You are currently viewing “Cabaret” reviewed

“Cabaret” reviewed

Rebecca Frecknall’s new revival of Christopher Isherwood’s Berlin Stories (with music by John Kander, lyrics by Fred Ebb, book by Joe Masteroff after the play by John Van Druten) takes Sam Mendes’ 1998 stage vision and amplifies the seediness of it all. The new production, which just opened at the August Wilson Theatre, following a multi-Olivier-awarded ongoing West End run, is certainly an experience. Designer Tom Scutt has reconfigured the August Wilson Theatre, at evident expense, into a multi-level environmental experience for the audience, which is invited to arrive before curtain time for drinks and entertainment by musicians and dancers; and the main auditorium has been impressively converted from a traditional proscenium stage to an in-the-round arrangement, with audiences seated close to a central circular playing space.

As an event, this dark and dirty Cabaret succeeds (though it’s worth saying that I waited twenty minutes in a crowded line and neither of two bars had the drink I selected from the menu and three separate ushers directed us in the entire wrong direction to get to our seats). Additionally, while structured in the round, Frecknall has blocked her audience to play toward the side where the mezzanine remains, which mains nearly half an audience will be staring at actors’ backs during the most crucial moments.

The parts that work the best remain the parts that resist fussing with – the book itself. Young Philadelphian Clifford Bradshaw (Ato Blankson-Wood) arrives in Weimar-era Berlin and takes a room with the weary Fraulein Schneider (Bebe Neuwirth) before making his way to the Kit Kat Club, a seedy nightspot presided over by a sinister Emcee (Eddie Redmayne). He meets English chanteuse Sally Bowles (Gayle Rankin), and it’s just her luck, because the club owner (Loren Lester) with whom she has been shacking up has fired her and sent her packing. She invites herself to live with Cliff and he lets her, with little fight.

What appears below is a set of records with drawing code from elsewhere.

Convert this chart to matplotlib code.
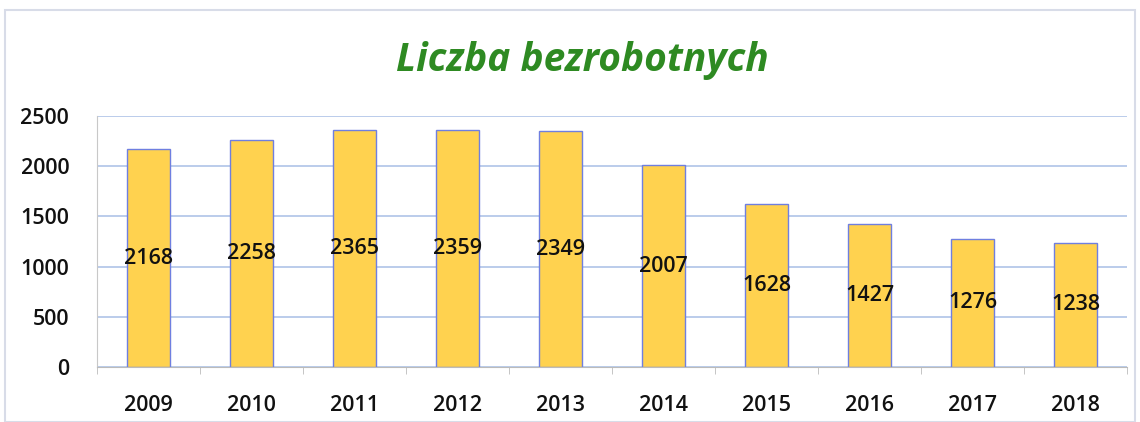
import matplotlib
matplotlib.use("Agg")
import matplotlib.pyplot as plt
from matplotlib.patches import Rectangle

years = ["2009", "2010", "2011", "2012", "2013", "2014", "2015", "2016", "2017", "2018"]
values = [2168, 2258, 2365, 2359, 2349, 2007, 1628, 1427, 1276, 1238]
yticks = [0, 500, 1000, 1500, 2000, 2500]
title = "Liczba bezrobotnych"

plt.rcParams['font.family'] = ['Open Sans', 'DejaVu Sans']

fig = plt.figure(figsize=(11.4, 4.22), dpi=100)
ax = fig.add_axes([97/1140, 1 - 367/422, 1030/1140, 251/422])

x = list(range(len(years)))
bars = ax.bar(x, values, width=0.41, color="#FFD24F", edgecolor="#6F7FE0", linewidth=1.0, zorder=3)
for xi, v in zip(x, values):
    ax.text(xi, v / 2, str(v), ha="center", va="center", fontsize=15.5, fontweight="semibold",
            color="#111111", zorder=4)

ax.set_xlim(-0.5, len(years) - 0.5)
ax.set_ylim(0, 2500)
ax.set_yticks(yticks)
ax.set_yticklabels([str(t) for t in yticks], fontsize=15.5, fontweight="semibold", color="#111111")
ax.set_xticks(x)
ax.set_xticklabels(years, fontsize=15.5, fontweight="semibold", color="#111111")
ax.tick_params(axis="x", length=0, pad=20)
ax.tick_params(axis="y", length=0, pad=20)
ax.set_xticks([i + 0.5 for i in range(-1, len(years))], minor=True)
ax.tick_params(axis="x", which="minor", length=5, color="#BBBBBB")

ax.grid(axis="y", color="#AFC3E8", linewidth=1.2, zorder=0)
for side in ["top", "right"]:
    ax.spines[side].set_visible(False)
ax.spines["left"].set_color("#C8C8C8")
ax.spines["bottom"].set_color("#BBBBBB")

fig.text(582/1140, 1 - 60/422, title, ha="center", va="center", fontsize=28,
         fontweight="bold", fontstyle="italic", color="#2E8A22")

fig.patches.append(Rectangle((5/1140, 0), 1 - 10/1140, 1 - 10/422, transform=fig.transFigure,
                             fill=False, edgecolor="#D8DCE8", linewidth=1.5))

fig.savefig("out.png", dpi=100)
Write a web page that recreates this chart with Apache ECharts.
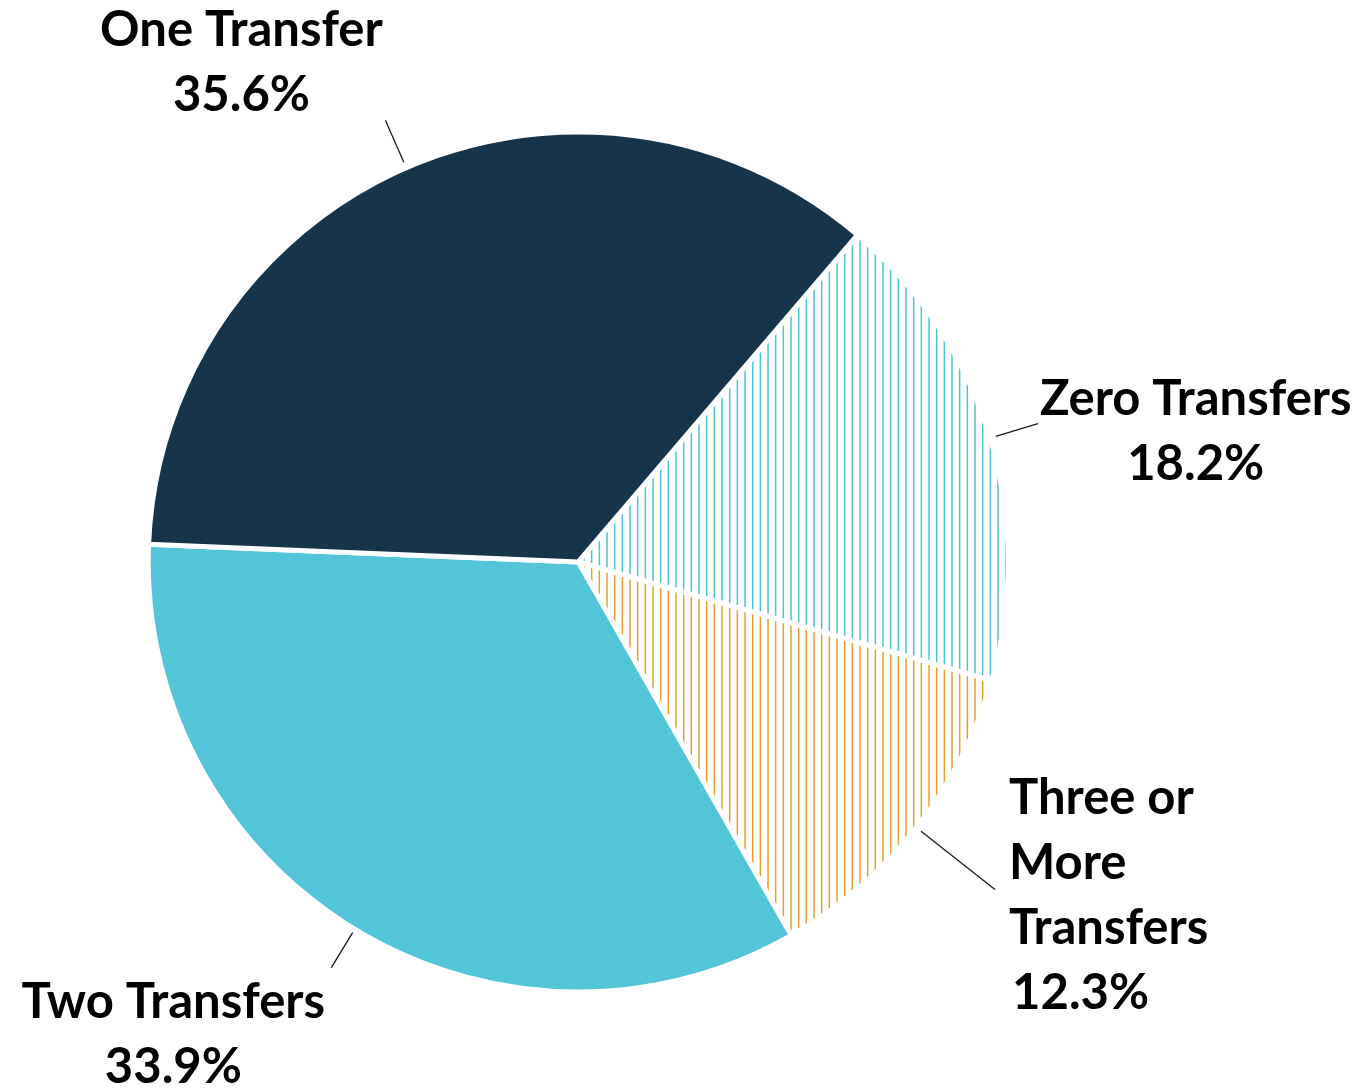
<!DOCTYPE html>
<html>
<head>
<meta charset="utf-8">
<script src="https://cdn.jsdelivr.net/npm/echarts@6/dist/echarts.min.js"></script>
<style>
html,body{margin:0;padding:0;background:#fff;}
#chart{width:1367px;height:1089px;}
</style>
</head>
<body>
<div id="chart"></div>
<script>
// Data (clockwise from the One/Zero boundary)
const categories = ['Zero Transfers', 'Three or More Transfers', 'Two Transfers', 'One Transfer'];
const labelTexts = ['Zero Transfers', 'Three or\nMore\nTransfers', 'Two Transfers', 'One Transfer'];
const percents = [18.2, 12.3, 33.9, 35.6];
const percentLabels = ['18.2%', '\u200A12.3%', '33.9%', '35.6%'];

function hatch(color) {
  const c = document.createElement('canvas');
  c.width = 23; c.height = 8;
  const g = c.getContext('2d');
  g.fillStyle = '#ffffff';
  g.fillRect(0, 0, 23, 8);
  g.fillStyle = color;
  [0.6, 8.27, 15.93].forEach(x => g.fillRect(x, 0, 1.5, 8));
  return { image: c, repeat: 'repeat' };
}

const colors = [hatch('#48c3d8'), hatch('#e89e2c'), '#52c6d8', '#16354b'];

const chart = echarts.init(document.getElementById('chart'));
const START = 49.5;
const CX = 0.423, CY = 0.516, R = 430;
// line radial extents (inner, outer) and label placement styles
const lineR = [[436, 480], [436, 530], [434, 475], [436, 482]];
const labelPlace = [
  { dx: 2, dy: 8, align: 'left', va: 'middle', center: true },
  { dx: 14, dy: 6, align: 'left', va: 'middle', center: false },
  { dx: -158, dy: 2, align: 'center', va: 'top' },
  { dx: -144, dy: 8, align: 'center', va: 'bottom' }
];

function midAngle(i) {
  let acc = 0;
  for (let k = 0; k < i; k++) acc += percents[k];
  const total = percents.reduce((a, b) => a + b, 0);
  return (START - (acc + percents[i] / 2) / total * 360) * Math.PI / 180;
}

chart.setOption({
  backgroundColor: '#ffffff',
  animation: false,
  series: [{
    type: 'pie',
    center: [(CX * 100) + '%', (CY * 100) + '%'],
    radius: R,
    startAngle: START,
    clockwise: true,
    avoidLabelOverlap: false,
    data: categories.map((n, i) => ({
      name: n,
      value: percents[i],
      itemStyle: { color: colors[i] }
    })),
    itemStyle: { borderColor: '#ffffff', borderWidth: 5 },
    label: {
      show: true,
      position: 'outside',
      formatter: p => labelTexts[p.dataIndex] + '\n' + percentLabels[p.dataIndex],
      fontFamily: 'Lato',
      fontWeight: 'bold',
      fontSize: 49,
      lineHeight: 65,
      color: '#000000'
    },
    labelLine: {
      show: true,
      length: 20,
      length2: 0,
      lineStyle: { color: '#1a1a1a', width: 1.3 }
    },
    labelLayout: function (params) {
      const i = params.dataIndex;
      const w = chart.getWidth(), h = chart.getHeight();
      const cx = w * CX, cy = h * CY;
      const a = midAngle(i);
      const p1 = [cx + Math.cos(a) * lineR[i][0], cy - Math.sin(a) * lineR[i][0]];
      const p2 = [cx + Math.cos(a) * lineR[i][1], cy - Math.sin(a) * lineR[i][1]];
      const lp = labelPlace[i];
      let x = p2[0] + lp.dx, align = lp.align;
      if (lp.center) { x += params.labelRect.width / 2; align = 'center'; }
      return {
        x: x,
        y: p2[1] + lp.dy,
        align: align,
        verticalAlign: lp.va,
        labelLinePoints: [p1, p2, p2]
      };
    }
  }]
});
</script>
</body>
</html>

Neuwirth and Steven Skybell as Herr Schultz nearly steal the show as the older couple who joyously find love late in their lives, with Schultz gifting her with pieces of fruit as if they were precious gems, only to tragically lose it in the face of the growing Nazi menace. The Schneider-Shultz romance is sweet and sad; neither character is called upon to shriek. And Rankin excels in Sally’s scenes with Cliff, her wry, frank and hopeful personality back in place. The songs that emerge from the boardinghouse dramas are not ransacked as psychiatric case studies but are rather given room to let comment proceed naturally from real entertainment. Rankin’s “Maybe This Time,” with no slathered-on histrionics, is riveting.

Redmayne, however, is too much – in every way. First, Frecknall has added him into even more of the show than usual, and more is less. The Emcee should be inscrutable and insidious. Here, we eventually grow to tire of him. Furthermore, Redmayne is not a trained singer, and his phorangal tone softens the sharp Kander-Ebb lyrics. He’s often made to look and sound like a clown rather than suggesting the terror that exists behind the curtain.

This Cabaret how now pushed things too far – it’s time to bring it back from the brink.